2. The method of claim 1 wherein the polymer resin formulation is selected from the group consisting of polyethylene, polypropylene, polystyrene, polybutylene, polyethylene terephthalate, polysulfones, polyurethanes, polyvinyls, polycarbonates, cellulose esters, and polyacrylates.
3. The method of claim 1 wherein the polymer resin formulation further comprises an optical brightener.
4. The method of claim 1 wherein the polymer resin formulation further comprises a pigment selected from the group consisting of titanium dioxide, zinc oxide, zinc sulfide, zirconium dioxide, white lead, lead sulfate, lead chloride, lead aluminate, lead phthalate, antimony trioxide, white bismuth, tin oxide, white manganese, and white tungsten.

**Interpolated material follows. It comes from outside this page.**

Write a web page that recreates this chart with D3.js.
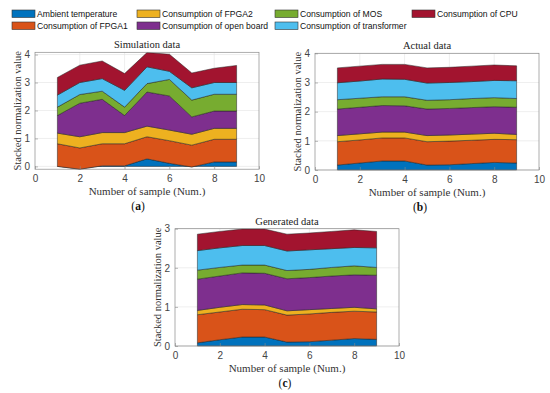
<!DOCTYPE html>
<html>
<head>
<meta charset="utf-8">
<script src="https://cdn.jsdelivr.net/npm/d3@7"></script>
<style>
  body { margin: 0; background: #fff; }
  svg { display: block; }
</style>
</head>
<body>
<svg id="chart" width="550" height="393"></svg>
<script>
// samples on the x axis
var samples = [1, 2, 3, 4, 5, 6, 7, 8, 9];

var seriesNames = [
  "Ambient temperature", "Consumption of FPGA1", "Consumption of FPGA2",
  "Consumption of open board", "Consumption of MOS", "Consumption of transformer",
  "Consumption of CPU"
];

// one row per series, same order as seriesNames
var simulationData = [
  [0.00, -0.10, 0.02, 0.02, 0.27, 0.11, -0.02, 0.16, 0.16],
  [0.81, 0.76, 0.79, 0.79, 0.79, 0.81, 0.78, 0.81, 0.81],
  [0.38, 0.40, 0.40, 0.40, 0.38, 0.38, 0.39, 0.39, 0.39],
  [0.63, 1.20, 1.19, 0.61, 1.22, 1.22, 0.62, 0.62, 0.62],
  [0.30, 0.31, 0.29, 0.30, 0.30, 0.59, 0.60, 0.60, 0.60],
  [0.43, 0.43, 0.45, 0.60, 0.60, 0.29, 0.44, 0.42, 0.42],
  [0.63, 0.62, 0.63, 0.60, 0.51, 0.61, 0.53, 0.51, 0.61]
];

var actualData = [
  [0.17, 0.24, 0.31, 0.31, 0.17, 0.18, 0.22, 0.26, 0.24],
  [0.80, 0.79, 0.79, 0.79, 0.80, 0.81, 0.80, 0.79, 0.80],
  [0.21, 0.21, 0.20, 0.20, 0.21, 0.21, 0.21, 0.21, 0.18],
  [0.91, 0.91, 0.91, 0.90, 0.91, 0.91, 0.91, 0.91, 0.93],
  [0.32, 0.31, 0.30, 0.31, 0.30, 0.30, 0.31, 0.31, 0.30],
  [0.58, 0.59, 0.61, 0.60, 0.59, 0.59, 0.58, 0.59, 0.61],
  [0.51, 0.51, 0.50, 0.51, 0.52, 0.52, 0.53, 0.53, 0.51]
];

var generatedData = [
  [0.08, 0.16, 0.23, 0.23, 0.10, 0.11, 0.15, 0.19, 0.17],
  [0.72, 0.71, 0.71, 0.70, 0.69, 0.71, 0.71, 0.70, 0.70],
  [0.11, 0.12, 0.12, 0.12, 0.11, 0.11, 0.10, 0.10, 0.08],
  [0.80, 0.80, 0.81, 0.81, 0.82, 0.82, 0.83, 0.83, 0.86],
  [0.23, 0.22, 0.20, 0.21, 0.21, 0.21, 0.22, 0.23, 0.20],
  [0.50, 0.50, 0.50, 0.50, 0.50, 0.50, 0.48, 0.47, 0.50],
  [0.42, 0.42, 0.42, 0.42, 0.43, 0.43, 0.44, 0.45, 0.42]
];

var xTicks = [0, 2, 4, 6, 8, 10];
var yTicks4 = [0, 1, 2, 3, 4];
var yTicks3 = [0, 1, 2, 3];

var colors = ["#0072BD", "#D95319", "#EDB120", "#7E2F8E", "#77AC30", "#4DBEEE", "#A2142F"];

var serif = "'Liberation Serif', 'Times New Roman', serif";
var sans = "'Liberation Sans', Arial, sans-serif";

var svg = d3.select("#chart");

// ---- legend (4 columns, 2 rows) ----
var legCols = [12, 137, 275, 412];
var legRows = [10, 22];
seriesNames.forEach(function(name, i) {
  var col = i < 6 ? Math.floor(i / 2) : 3;
  var row = i < 6 ? i % 2 : 0;
  var g = svg.append("g")
    .attr("transform", "translate(" + legCols[col] + "," + legRows[row] + ")");
  g.append("rect")
    .attr("width", 23).attr("height", 7.5)
    .attr("fill", colors[i])
    .attr("stroke", "#333").attr("stroke-width", 0.6);
  g.append("text")
    .attr("x", 25).attr("y", 7)
    .attr("font-family", sans).attr("font-size", 8.6)
    .attr("fill", "#111")
    .text(name);
});

// ---- panels ----
var panels = [
  { data: simulationData, title: "Simulation data", tag: "a", yDomain: [-0.1, 4.08], yTicks: yTicks4,
    left: 35, right: 259, top: 52.3, bottom: 169.2, tagX: 138, ylabX: 17 },
  { data: actualData, title: "Actual data", tag: "b", yDomain: [0, 4], yTicks: yTicks4,
    left: 315, right: 539, top: 53.3, bottom: 170, tagX: 420, ylabX: 297 },
  { data: generatedData, title: "Generated data", tag: "c", yDomain: [0, 3], yTicks: yTicks3,
    left: 175, right: 399, top: 228.7, bottom: 346, tagX: 285, ylabX: 157 }
];

panels.forEach(function(p) {
  var x = d3.scaleLinear().domain([0, 10]).range([p.left, p.right]);
  var y = d3.scaleLinear().domain(p.yDomain).range([p.bottom, p.top]);

  var g = svg.append("g");

  // grid
  g.selectAll(".gx").data(xTicks.slice(1, -1)).enter().append("line")
    .attr("x1", function(d) { return x(d); }).attr("x2", function(d) { return x(d); })
    .attr("y1", p.top).attr("y2", p.bottom)
    .attr("stroke", "#e3e3e3").attr("stroke-width", 0.6);
  g.selectAll(".gy").data(p.yTicks).enter().append("line")
    .attr("x1", p.left).attr("x2", p.right)
    .attr("y1", function(d) { return y(d); }).attr("y2", function(d) { return y(d); })
    .attr("stroke", "#e3e3e3").attr("stroke-width", 0.6);

  // stacked areas
  var rows = samples.map(function(s, j) {
    var r = { x: s };
    seriesNames.forEach(function(n, i) { r[n] = p.data[i][j]; });
    return r;
  });
  var stacked = d3.stack().keys(seriesNames)(rows);
  var area = d3.area()
    .x(function(d) { return x(d.data.x); })
    .y0(function(d) { return y(d[0]); })
    .y1(function(d) { return y(d[1]); });

  g.selectAll(".layer").data(stacked).enter().append("path")
    .attr("d", area)
    .attr("fill", function(d, i) { return colors[i]; })
    .attr("stroke", "#222").attr("stroke-width", 0.5)
    .attr("stroke-linejoin", "round");

  // box
  g.append("rect")
    .attr("x", p.left).attr("y", p.top)
    .attr("width", p.right - p.left).attr("height", p.bottom - p.top)
    .attr("fill", "none").attr("stroke", "#8a8a8a").attr("stroke-width", 0.7);

  // axes (ticks inside like MATLAB)
  var xAxis = d3.axisBottom(x).tickValues(xTicks).tickFormat(d3.format("d"))
    .tickSizeInner(-3).tickSizeOuter(0).tickPadding(6);
  var yAxis = d3.axisLeft(y).tickValues(p.yTicks).tickFormat(d3.format("d"))
    .tickSizeInner(-3).tickSizeOuter(0).tickPadding(5);

  var gx = g.append("g").attr("transform", "translate(0," + p.bottom + ")").call(xAxis);
  var gy = g.append("g").attr("transform", "translate(" + p.left + ",0)").call(yAxis);
  [gx, gy].forEach(function(a) {
    a.select(".domain").remove();
    a.selectAll(".tick line").attr("stroke", "#8a8a8a").attr("stroke-width", 0.6);
    a.selectAll(".tick text").attr("font-family", sans).attr("font-size", 10).attr("fill", "#444");
  });

  // title
  svg.append("text")
    .attr("x", (p.left + p.right) / 2).attr("y", p.top - 4)
    .attr("text-anchor", "middle")
    .attr("font-family", serif).attr("font-size", 10.5).attr("fill", "#222")
    .text(p.title);

  // x label
  svg.append("text")
    .attr("x", (p.left + p.right) / 2).attr("y", p.bottom + 26)
    .attr("text-anchor", "middle")
    .attr("font-family", serif).attr("font-size", 11).attr("fill", "#333")
    .text("Number of sample (Num.)");

  // y label
  svg.append("text")
    .attr("transform", "translate(" + (p.ylabX + 4) + "," + ((p.top + p.bottom) / 2) + ") rotate(-90)")
    .attr("text-anchor", "middle")
    .attr("font-family", serif).attr("font-size", 10.5).attr("fill", "#333")
    .text("Stacked normalization value");

  // subfigure tag
  var t = svg.append("text")
    .attr("x", p.tagX).attr("y", p.bottom + 41)
    .attr("text-anchor", "middle")
    .attr("font-family", serif).attr("font-size", 11.5).attr("fill", "#111");
  t.append("tspan").text("(");
  t.append("tspan").attr("font-weight", "bold").text(p.tag);
  t.append("tspan").text(")");
});
</script>
</body>
</html>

5. The method of claim 1 wherein the antioxidant is selected from the group consisting of 4,4'-butylidene-bis(6-tert-butyl-meta-cresol), di-lauryl-3,3'-thiodipropionate, N-butylated-p-aminophenol, 2,6-di-tert-butyl-p-cresol, 2,2-di-tert-butyl-4-methyl-phenol, N,N-disalicylidene-1,2-diaminopropane, tetra(2,4-tert-butylphenyl)-4,4'-diphenyl diphosphonite, and octadecyl 3-(3',5'-di-tert-butyl-4'-hydroxyphenyl propionate).
6. The method of claim 1 further comprising:

   applying a corona discharge to the surface of said support prior to laminating the surface of said support with said polymer resin formulation.
7. The method of claim 1 further comprising:

   applying a light sensitive silver halide emulsion to the polymer resin formulation.
8. The method of claim 1 wherein the polymer resin formulation is at a temperature of between 344 and 360 °C.
9. The method of claim 8 wherein the ozone is applied at a rate of between 0.1 and 10 mg/m².
10. The method of claim 8 wherein the ozone is applied at a rate of between 10 and 100 mg/m².